Caiu-me há dias nas mãos, ao fim de tantos anos, o livro de ficção científica A Nebulosa de Andrómeda, de Ivan Efremov. Por curiosidade, comecei a folheá-lo e a recordar aquela viagem espacial tripulada num tempo em que a Humanidade já havia conseguido atingir velocidades muito mais próximas da da luz e viajar até outros sistemas estelares. A tripulante historiadora Veda Kong conversava sobre os tempos passados da Humanidade e referiu a Era do Mundo Dividido, onde os diversos grupos humanos ainda se digladiavam entre si pela posse dos recursos, à qual se havia seguido a Era do Compromisso, na qual os antigos senhores do poder deixaram de ter capacidade para o impor e tiveram de aceitar as conversações ‘entre iguais’ como método de resolução de diferendos. Segundo Veda Kong, ter-se-iam seguido as Eras da Unificação Universal, do Trabalho Global, da Simplificação das Coisas, da Reestruturação, da Primeira Abundância e, finalmente, a Era do Cosmos.
Durante muitos anos alimentei uma Utopia semelhante; ainda hoje a conservo, não como Utopia nascida de um pensamento ‘racional’, como uma ‘construção mental’, mas sim como uma utopia radicada na emoção, na ética de natureza biológica evolutiva, característica dos seres humanos.
Santo Agostinho, antes de Santo, havia sido um bandido; foi o reencontro com essa ética humana com que todos nascemos e que nunca ‘morre’, que lhe permitiu esse salto. O cristianismo e outras grandes religiões, globalmente, também constituem tentativas, que persistem, do reencontro coletivo com essa ética.

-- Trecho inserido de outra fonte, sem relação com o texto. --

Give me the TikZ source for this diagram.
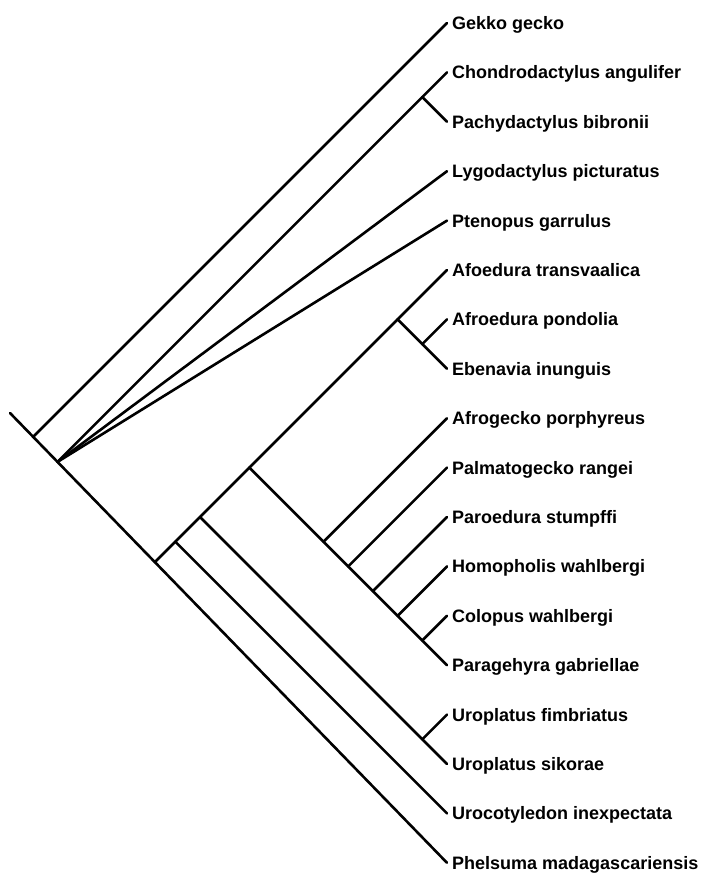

Humberto Maturana, cientista biólogo que faleceu esta semana com 92 anos, veio explicar-nos que a emoção fundadora do fenómeno Humano foi o Amor, isto é, a aceitação da legitimidade do Outro, do ‘diferente’, com o qual, com Honestidade, temos de Conversar e Colaborar. Também ele, não a partir de uma utopia nascida do pensamento racional mas sim da Biologia Evolutiva, nos mostrou que à Idade da Colaboração e da Honestidade primordial, que durou mais de 3 milhões de anos (e que ‘imprimiu’ os Valores Éticos na estrutura biopsicológica humana), se sucedeu a atual Idade da Desconfiança e do Controlo (ou da Dominação e do Submetimento), que começou a implantar-se somente à cerca de 15.000 anos. (Aos eventuais interessados recomendaria a visualização da lição de H. Maturana dada numa Universidade brasileira, em https://www.youtube.com/watch?v=iWK34JdwzOI&t=8531s.)

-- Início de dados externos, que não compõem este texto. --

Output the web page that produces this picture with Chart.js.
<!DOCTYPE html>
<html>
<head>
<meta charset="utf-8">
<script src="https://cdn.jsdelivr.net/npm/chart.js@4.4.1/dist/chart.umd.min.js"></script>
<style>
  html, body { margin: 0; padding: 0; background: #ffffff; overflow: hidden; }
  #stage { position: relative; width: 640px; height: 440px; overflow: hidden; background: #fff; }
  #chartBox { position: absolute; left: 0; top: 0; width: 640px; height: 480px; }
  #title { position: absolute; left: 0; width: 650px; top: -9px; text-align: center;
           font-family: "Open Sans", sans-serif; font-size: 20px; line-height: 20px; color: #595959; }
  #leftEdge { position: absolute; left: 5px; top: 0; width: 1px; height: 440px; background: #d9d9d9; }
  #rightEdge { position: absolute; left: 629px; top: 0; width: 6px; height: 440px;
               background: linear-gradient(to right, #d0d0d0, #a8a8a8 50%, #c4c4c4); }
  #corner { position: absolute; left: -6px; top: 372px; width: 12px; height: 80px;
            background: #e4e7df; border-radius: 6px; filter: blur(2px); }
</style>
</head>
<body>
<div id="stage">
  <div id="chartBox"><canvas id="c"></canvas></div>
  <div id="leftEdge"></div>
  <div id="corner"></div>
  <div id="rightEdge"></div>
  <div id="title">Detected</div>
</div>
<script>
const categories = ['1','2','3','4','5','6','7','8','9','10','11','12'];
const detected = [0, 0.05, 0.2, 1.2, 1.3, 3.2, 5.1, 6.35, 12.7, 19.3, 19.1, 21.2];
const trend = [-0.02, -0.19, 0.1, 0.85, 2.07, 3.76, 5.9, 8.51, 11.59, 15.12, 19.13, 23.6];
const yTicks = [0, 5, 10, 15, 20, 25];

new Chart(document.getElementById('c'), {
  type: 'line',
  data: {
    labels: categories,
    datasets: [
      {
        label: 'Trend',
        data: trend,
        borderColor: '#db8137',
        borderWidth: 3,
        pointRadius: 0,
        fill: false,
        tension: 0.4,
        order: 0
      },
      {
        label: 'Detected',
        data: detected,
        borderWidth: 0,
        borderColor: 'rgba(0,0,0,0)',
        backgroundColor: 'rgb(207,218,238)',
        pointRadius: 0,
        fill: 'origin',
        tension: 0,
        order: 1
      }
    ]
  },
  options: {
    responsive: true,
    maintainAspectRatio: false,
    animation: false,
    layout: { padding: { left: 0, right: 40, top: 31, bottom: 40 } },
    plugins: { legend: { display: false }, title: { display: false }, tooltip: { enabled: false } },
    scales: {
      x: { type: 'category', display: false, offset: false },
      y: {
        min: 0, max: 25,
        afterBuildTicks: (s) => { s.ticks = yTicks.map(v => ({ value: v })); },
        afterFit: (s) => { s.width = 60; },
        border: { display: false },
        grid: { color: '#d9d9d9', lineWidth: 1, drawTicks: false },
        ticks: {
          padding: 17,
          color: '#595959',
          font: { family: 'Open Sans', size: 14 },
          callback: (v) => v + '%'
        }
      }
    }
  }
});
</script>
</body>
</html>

O mundo de hoje, se os tradicionais ‘donos disto tudo’ não conseguirem lançar uma guerra vitoriosa (na qual as perdas sejam ‘suportáveis’) nos próximos 3 a 5 anos, irá entrar, por certo, na Era do Compromisso: vamos ter, todos, de nos sentar à mesa, como iguais, e, pelo diálogo, assegurar uma transição equilibrada para um mundo realmente democrático (sem relações de poder), caracterizado pela colaboração e a honestidade, sem domínios nem submissões.

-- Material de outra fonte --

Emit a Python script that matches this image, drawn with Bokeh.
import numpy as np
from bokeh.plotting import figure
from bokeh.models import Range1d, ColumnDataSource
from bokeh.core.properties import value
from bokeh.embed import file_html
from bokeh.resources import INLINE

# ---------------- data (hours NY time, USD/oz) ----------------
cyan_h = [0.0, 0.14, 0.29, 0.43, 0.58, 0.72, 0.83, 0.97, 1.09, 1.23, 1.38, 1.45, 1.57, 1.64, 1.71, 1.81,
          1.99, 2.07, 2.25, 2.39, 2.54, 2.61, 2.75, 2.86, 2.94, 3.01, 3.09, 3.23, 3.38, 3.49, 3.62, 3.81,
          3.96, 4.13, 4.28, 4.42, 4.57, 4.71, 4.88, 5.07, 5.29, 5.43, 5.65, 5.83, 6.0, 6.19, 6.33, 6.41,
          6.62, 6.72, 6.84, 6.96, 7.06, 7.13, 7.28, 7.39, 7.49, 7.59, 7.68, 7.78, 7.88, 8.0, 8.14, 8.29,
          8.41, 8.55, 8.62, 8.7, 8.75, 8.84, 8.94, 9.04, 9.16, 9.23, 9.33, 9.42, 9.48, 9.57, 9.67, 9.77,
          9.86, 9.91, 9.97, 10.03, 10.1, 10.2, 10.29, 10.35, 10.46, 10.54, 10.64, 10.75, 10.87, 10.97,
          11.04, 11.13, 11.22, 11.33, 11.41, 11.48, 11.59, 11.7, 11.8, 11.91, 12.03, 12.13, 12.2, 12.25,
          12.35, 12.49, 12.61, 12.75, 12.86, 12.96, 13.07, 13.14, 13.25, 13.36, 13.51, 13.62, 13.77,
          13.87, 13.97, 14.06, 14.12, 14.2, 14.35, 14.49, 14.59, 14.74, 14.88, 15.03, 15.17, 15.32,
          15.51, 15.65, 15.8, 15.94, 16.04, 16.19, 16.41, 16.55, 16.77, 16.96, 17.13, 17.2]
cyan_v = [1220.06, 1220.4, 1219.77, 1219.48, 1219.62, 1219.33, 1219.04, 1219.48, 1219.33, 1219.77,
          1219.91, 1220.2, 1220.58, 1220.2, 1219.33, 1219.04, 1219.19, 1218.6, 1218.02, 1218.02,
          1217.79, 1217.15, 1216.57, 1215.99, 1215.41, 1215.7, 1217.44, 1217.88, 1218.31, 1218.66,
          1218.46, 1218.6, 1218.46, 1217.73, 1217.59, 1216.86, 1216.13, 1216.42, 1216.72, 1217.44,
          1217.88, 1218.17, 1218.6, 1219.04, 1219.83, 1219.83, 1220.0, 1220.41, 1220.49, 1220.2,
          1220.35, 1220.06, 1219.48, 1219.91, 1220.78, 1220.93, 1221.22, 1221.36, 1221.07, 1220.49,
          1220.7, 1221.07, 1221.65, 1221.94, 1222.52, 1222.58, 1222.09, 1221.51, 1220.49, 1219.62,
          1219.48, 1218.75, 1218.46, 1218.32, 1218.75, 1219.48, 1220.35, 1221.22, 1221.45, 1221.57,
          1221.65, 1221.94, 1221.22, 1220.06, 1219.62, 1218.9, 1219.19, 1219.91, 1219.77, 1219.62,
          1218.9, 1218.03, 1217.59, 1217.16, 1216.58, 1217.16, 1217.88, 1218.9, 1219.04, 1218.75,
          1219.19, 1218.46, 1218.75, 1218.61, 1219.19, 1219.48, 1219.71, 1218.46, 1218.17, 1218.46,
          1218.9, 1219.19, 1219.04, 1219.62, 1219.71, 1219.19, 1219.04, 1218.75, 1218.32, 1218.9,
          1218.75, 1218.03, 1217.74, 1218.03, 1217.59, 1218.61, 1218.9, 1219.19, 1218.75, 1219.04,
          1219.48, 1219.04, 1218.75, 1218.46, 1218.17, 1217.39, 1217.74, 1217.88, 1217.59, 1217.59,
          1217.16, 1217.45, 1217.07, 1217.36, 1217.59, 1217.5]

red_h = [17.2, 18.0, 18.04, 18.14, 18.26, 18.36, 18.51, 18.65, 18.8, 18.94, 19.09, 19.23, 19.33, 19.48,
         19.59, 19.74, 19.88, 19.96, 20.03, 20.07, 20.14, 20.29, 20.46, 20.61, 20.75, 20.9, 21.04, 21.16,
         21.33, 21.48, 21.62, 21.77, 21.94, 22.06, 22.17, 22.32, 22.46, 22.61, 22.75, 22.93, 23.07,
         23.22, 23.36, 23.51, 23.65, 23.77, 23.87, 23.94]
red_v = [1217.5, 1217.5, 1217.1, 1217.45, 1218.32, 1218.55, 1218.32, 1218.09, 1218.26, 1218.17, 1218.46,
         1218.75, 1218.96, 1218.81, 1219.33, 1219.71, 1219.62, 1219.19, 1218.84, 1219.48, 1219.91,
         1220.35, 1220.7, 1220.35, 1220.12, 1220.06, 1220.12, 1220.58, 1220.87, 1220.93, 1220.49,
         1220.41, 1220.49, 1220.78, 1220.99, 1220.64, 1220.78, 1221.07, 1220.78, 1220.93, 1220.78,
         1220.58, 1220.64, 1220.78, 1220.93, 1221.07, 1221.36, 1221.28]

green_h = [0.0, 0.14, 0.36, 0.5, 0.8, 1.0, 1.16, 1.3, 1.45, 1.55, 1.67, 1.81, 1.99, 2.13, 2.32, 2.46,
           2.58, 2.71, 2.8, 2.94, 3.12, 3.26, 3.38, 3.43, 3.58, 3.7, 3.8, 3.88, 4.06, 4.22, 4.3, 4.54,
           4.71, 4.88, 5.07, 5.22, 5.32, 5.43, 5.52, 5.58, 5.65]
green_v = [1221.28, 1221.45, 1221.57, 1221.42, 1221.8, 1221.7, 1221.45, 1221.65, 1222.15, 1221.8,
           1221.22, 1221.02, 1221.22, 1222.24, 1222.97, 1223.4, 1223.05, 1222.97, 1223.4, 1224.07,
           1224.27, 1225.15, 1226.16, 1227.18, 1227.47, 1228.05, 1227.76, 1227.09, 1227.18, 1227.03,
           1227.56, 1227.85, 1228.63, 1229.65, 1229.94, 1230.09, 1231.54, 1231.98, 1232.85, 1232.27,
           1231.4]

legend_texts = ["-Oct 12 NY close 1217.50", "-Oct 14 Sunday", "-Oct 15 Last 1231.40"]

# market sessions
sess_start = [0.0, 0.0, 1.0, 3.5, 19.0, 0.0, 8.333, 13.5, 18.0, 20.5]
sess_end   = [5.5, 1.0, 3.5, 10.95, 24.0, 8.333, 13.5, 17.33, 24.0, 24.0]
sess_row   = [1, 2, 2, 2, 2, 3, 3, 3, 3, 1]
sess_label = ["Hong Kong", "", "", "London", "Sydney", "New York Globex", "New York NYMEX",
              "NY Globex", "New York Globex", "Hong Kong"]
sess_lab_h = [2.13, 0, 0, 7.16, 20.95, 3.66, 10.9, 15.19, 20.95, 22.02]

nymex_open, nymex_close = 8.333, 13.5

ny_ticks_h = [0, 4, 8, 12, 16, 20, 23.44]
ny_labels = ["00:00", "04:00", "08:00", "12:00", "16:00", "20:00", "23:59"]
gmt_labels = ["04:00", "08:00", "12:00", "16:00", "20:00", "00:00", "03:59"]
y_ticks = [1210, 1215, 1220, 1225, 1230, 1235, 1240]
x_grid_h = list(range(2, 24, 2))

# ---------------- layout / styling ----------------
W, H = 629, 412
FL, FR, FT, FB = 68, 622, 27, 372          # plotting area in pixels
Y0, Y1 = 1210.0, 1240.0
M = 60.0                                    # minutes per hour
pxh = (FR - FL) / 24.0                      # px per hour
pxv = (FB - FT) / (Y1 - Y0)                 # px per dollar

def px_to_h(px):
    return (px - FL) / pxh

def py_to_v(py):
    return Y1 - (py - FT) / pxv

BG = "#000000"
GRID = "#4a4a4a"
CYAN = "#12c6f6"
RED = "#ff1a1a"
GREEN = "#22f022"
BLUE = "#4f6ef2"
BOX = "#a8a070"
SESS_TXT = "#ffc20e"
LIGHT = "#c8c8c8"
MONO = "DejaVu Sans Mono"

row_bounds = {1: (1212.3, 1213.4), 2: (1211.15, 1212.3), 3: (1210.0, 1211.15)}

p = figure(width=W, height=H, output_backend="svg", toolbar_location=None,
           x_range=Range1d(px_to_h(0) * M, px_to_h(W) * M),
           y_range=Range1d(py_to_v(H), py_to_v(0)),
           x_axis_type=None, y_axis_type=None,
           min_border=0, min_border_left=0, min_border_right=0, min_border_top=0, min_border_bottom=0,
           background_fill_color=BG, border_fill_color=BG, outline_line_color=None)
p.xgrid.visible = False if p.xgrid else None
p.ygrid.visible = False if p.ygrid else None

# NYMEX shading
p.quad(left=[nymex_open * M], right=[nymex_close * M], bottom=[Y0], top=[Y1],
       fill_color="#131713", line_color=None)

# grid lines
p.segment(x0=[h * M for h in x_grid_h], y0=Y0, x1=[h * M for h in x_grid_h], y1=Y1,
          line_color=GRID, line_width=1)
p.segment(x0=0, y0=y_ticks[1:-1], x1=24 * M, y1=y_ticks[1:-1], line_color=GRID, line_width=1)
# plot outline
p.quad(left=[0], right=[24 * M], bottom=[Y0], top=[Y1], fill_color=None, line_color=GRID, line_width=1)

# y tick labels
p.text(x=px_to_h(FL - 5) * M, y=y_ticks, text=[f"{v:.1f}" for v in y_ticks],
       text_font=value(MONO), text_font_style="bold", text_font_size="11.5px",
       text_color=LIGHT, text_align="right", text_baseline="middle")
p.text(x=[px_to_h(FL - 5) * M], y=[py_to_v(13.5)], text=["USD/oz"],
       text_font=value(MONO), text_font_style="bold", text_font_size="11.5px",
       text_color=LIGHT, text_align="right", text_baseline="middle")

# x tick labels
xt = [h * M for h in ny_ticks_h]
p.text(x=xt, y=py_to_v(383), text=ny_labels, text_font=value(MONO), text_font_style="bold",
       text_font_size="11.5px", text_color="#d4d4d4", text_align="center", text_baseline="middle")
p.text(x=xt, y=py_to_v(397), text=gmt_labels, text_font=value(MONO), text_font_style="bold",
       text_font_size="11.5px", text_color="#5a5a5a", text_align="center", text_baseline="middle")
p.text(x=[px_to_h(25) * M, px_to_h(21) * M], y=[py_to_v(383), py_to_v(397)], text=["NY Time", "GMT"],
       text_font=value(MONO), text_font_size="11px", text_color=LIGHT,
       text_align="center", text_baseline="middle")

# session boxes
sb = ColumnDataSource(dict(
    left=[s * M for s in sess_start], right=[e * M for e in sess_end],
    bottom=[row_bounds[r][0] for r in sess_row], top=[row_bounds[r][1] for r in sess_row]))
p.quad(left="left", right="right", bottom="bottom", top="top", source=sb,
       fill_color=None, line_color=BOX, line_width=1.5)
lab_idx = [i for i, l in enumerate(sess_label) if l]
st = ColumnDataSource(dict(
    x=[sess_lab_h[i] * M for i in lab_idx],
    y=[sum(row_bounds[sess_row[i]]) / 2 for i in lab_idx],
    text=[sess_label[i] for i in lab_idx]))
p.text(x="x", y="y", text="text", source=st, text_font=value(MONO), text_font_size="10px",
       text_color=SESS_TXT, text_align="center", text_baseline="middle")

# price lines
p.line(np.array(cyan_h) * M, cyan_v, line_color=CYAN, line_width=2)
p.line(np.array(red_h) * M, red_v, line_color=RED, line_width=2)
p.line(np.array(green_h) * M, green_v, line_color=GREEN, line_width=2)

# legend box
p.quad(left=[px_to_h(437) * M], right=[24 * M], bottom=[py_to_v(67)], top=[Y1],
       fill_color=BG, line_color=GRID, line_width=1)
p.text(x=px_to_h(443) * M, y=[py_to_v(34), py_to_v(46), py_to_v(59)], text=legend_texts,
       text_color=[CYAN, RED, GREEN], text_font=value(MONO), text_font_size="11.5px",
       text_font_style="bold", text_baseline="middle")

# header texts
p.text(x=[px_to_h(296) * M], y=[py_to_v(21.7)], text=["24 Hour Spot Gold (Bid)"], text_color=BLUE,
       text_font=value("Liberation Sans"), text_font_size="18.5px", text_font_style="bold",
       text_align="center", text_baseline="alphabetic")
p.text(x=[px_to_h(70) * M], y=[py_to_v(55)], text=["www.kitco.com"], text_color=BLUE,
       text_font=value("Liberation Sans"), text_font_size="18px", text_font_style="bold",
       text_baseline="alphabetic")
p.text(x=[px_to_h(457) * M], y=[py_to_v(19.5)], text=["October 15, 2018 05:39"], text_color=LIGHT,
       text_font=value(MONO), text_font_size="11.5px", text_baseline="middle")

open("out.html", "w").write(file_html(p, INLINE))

A parte do mundo que corre mais riscos nesta fase é, sem dúvida, a Europa, que os Estados Unidos (com o Reino Unido pela trela) ainda pensam poder oferecer ao altar do sacrifício nas suas últimas tentativas para manter a hegemonia.
Depende do modo como nós, europeus, nos assumirmos, como homens livres ou como lacaios, que será ditado o nosso futuro.
Eu proporia que a Europa, pela sua cultura tradicional e interesse imediato, fosse o fator principal para a transição da Era do Mundo Dividido para a Era do Compromisso.